GIVEN TASK. Without the pictures, repeat the listing character for character.
------------------------------
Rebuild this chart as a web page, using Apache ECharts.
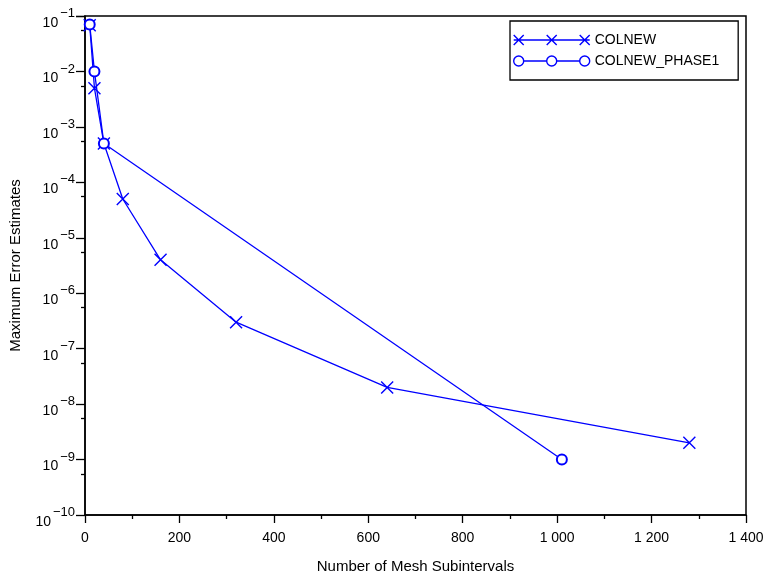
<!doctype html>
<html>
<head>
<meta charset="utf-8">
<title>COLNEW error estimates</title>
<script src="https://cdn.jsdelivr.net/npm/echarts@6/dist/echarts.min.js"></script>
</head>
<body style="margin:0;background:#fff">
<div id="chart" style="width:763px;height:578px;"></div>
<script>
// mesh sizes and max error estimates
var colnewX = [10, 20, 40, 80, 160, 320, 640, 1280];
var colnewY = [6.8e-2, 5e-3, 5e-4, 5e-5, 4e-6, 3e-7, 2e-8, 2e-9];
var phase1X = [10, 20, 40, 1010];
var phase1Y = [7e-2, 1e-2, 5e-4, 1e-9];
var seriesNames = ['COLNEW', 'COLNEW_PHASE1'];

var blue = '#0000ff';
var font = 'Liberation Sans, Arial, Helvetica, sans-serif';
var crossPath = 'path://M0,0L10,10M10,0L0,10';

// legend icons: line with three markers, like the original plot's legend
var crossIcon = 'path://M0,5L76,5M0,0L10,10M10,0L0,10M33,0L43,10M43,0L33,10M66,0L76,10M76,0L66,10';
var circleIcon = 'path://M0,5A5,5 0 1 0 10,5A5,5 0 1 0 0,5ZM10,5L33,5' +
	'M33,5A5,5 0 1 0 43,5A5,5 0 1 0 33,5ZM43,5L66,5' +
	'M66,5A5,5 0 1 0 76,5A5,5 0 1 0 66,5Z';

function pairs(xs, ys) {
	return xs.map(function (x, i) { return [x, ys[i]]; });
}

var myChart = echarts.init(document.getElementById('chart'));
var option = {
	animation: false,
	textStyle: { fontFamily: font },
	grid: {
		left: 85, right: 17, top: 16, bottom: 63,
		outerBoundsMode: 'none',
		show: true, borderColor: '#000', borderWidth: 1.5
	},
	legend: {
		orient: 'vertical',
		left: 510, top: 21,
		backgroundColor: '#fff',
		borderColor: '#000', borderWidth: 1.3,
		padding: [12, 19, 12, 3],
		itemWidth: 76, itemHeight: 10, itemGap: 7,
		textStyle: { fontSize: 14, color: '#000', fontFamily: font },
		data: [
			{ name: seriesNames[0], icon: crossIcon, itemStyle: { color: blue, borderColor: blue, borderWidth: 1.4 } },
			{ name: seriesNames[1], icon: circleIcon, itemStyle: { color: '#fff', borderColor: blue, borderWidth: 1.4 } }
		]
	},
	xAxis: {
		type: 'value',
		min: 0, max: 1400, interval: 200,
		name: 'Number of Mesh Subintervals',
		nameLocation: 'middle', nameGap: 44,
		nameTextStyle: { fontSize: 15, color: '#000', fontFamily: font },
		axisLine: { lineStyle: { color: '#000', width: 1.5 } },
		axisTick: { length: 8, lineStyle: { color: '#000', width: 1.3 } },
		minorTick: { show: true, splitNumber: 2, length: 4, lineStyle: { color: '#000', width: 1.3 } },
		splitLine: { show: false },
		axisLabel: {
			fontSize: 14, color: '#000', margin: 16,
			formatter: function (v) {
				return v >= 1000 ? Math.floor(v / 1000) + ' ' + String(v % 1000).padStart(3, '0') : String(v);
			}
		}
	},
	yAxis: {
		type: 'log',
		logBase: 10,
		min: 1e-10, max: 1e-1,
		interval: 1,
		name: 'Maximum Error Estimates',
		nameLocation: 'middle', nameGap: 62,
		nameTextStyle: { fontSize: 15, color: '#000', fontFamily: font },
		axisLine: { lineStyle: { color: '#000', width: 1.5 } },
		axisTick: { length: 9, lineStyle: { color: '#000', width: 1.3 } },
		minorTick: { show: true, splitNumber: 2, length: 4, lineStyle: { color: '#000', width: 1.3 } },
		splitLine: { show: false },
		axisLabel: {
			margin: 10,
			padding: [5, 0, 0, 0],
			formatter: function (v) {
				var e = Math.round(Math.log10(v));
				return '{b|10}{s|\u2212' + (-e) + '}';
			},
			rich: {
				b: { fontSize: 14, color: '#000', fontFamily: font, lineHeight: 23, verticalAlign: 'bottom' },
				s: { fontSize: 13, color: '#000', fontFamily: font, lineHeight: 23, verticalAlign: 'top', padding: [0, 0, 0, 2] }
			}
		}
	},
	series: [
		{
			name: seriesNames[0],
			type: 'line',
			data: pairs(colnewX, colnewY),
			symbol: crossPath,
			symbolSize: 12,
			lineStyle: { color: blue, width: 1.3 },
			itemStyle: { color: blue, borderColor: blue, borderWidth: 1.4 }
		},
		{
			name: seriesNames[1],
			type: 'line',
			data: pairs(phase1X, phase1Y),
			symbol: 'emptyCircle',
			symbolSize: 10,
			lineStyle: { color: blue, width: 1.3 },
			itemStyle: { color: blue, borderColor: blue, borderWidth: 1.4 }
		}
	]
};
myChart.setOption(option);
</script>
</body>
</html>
------------------------------
RESULT OF THIS TASK.
Rebuild this chart as a web page, using Apache ECharts.
<!doctype html>
<html>
<head>
<meta charset="utf-8">
<title>COLNEW error estimates</title>
<script src="https://cdn.jsdelivr.net/npm/echarts@6/dist/echarts.min.js"></script>
</head>
<body style="margin:0;background:#fff">
<div id="chart" style="width:763px;height:578px;"></div>
<script>
// mesh sizes and max error estimates
var colnewX = [10, 20, 40, 80, 160, 320, 640, 1280];
var colnewY = [6.8e-2, 5e-3, 5e-4, 5e-5, 4e-6, 3e-7, 2e-8, 2e-9];
var phase1X = [10, 20, 40, 1010];
var phase1Y = [7e-2, 1e-2, 5e-4, 1e-9];
var seriesNames = ['COLNEW', 'COLNEW_PHASE1'];

var blue = '#0000ff';
var font = 'Liberation Sans, Arial, Helvetica, sans-serif';
var crossPath = 'path://M0,0L10,10M10,0L0,10';

// legend icons: line with three markers, like the original plot's legend
var crossIcon = 'path://M0,5L76,5M0,0L10,10M10,0L0,10M33,0L43,10M43,0L33,10M66,0L76,10M76,0L66,10';
var circleIcon = 'path://M0,5A5,5 0 1 0 10,5A5,5 0 1 0 0,5ZM10,5L33,5' +
	'M33,5A5,5 0 1 0 43,5A5,5 0 1 0 33,5ZM43,5L66,5' +
	'M66,5A5,5 0 1 0 76,5A5,5 0 1 0 66,5Z';

function pairs(xs, ys) {
	return xs.map(function (x, i) { return [x, ys[i]]; });
}

var myChart = echarts.init(document.getElementById('chart'));
var option = {
	animation: false,
	textStyle: { fontFamily: font },
	grid: {
		left: 85, right: 17, top: 16, bottom: 63,
		outerBoundsMode: 'none',
		show: true, borderColor: '#000', borderWidth: 1.5
	},
	legend: {
		orient: 'vertical',
		left: 510, top: 21,
		backgroundColor: '#fff',
		borderColor: '#000', borderWidth: 1.3,
		padding: [12, 19, 12, 3],
		itemWidth: 76, itemHeight: 10, itemGap: 7,
		textStyle: { fontSize: 14, color: '#000', fontFamily: font },
		data: [
			{ name: seriesNames[0], icon: crossIcon, itemStyle: { color: blue, borderColor: blue, borderWidth: 1.4 } },
			{ name: seriesNames[1], icon: circleIcon, itemStyle: { color: '#fff', borderColor: blue, borderWidth: 1.4 } }
		]
	},
	xAxis: {
		type: 'value',
		min: 0, max: 1400, interval: 200,
		name: 'Number of Mesh Subintervals',
		nameLocation: 'middle', nameGap: 44,
		nameTextStyle: { fontSize: 15, color: '#000', fontFamily: font },
		axisLine: { lineStyle: { color: '#000', width: 1.5 } },
		axisTick: { length: 8, lineStyle: { color: '#000', width: 1.3 } },
		minorTick: { show: true, splitNumber: 2, length: 4, lineStyle: { color: '#000', width: 1.3 } },
		splitLine: { show: false },
		axisLabel: {
			fontSize: 14, color: '#000', margin: 16,
			formatter: function (v) {
				return v >= 1000 ? Math.floor(v / 1000) + ' ' + String(v % 1000).padStart(3, '0') : String(v);
			}
		}
	},
	yAxis: {
		type: 'log',
		logBase: 10,
		min: 1e-10, max: 1e-1,
		interval: 1,
		name: 'Maximum Error Estimates',
		nameLocation: 'middle', nameGap: 62,
		nameTextStyle: { fontSize: 15, color: '#000', fontFamily: font },
		axisLine: { lineStyle: { color: '#000', width: 1.5 } },
		axisTick: { length: 9, lineStyle: { color: '#000', width: 1.3 } },
		minorTick: { show: true, splitNumber: 2, length: 4, lineStyle: { color: '#000', width: 1.3 } },
		splitLine: { show: false },
		axisLabel: {
			margin: 10,
			padding: [5, 0, 0, 0],
			formatter: function (v) {
				var e = Math.round(Math.log10(v));
				return '{b|10}{s|\u2212' + (-e) + '}';
			},
			rich: {
				b: { fontSize: 14, color: '#000', fontFamily: font, lineHeight: 23, verticalAlign: 'bottom' },
				s: { fontSize: 13, color: '#000', fontFamily: font, lineHeight: 23, verticalAlign: 'top', padding: [0, 0, 0, 2] }
			}
		}
	},
	series: [
		{
			name: seriesNames[0],
			type: 'line',
			data: pairs(colnewX, colnewY),
			symbol: crossPath,
			symbolSize: 12,
			lineStyle: { color: blue, width: 1.3 },
			itemStyle: { color: blue, borderColor: blue, borderWidth: 1.4 }
		},
		{
			name: seriesNames[1],
			type: 'line',
			data: pairs(phase1X, phase1Y),
			symbol: 'emptyCircle',
			symbolSize: 10,
			lineStyle: { color: blue, width: 1.3 },
			itemStyle: { color: blue, borderColor: blue, borderWidth: 1.4 }
		}
	]
};
myChart.setOption(option);
</script>
</body>
</html>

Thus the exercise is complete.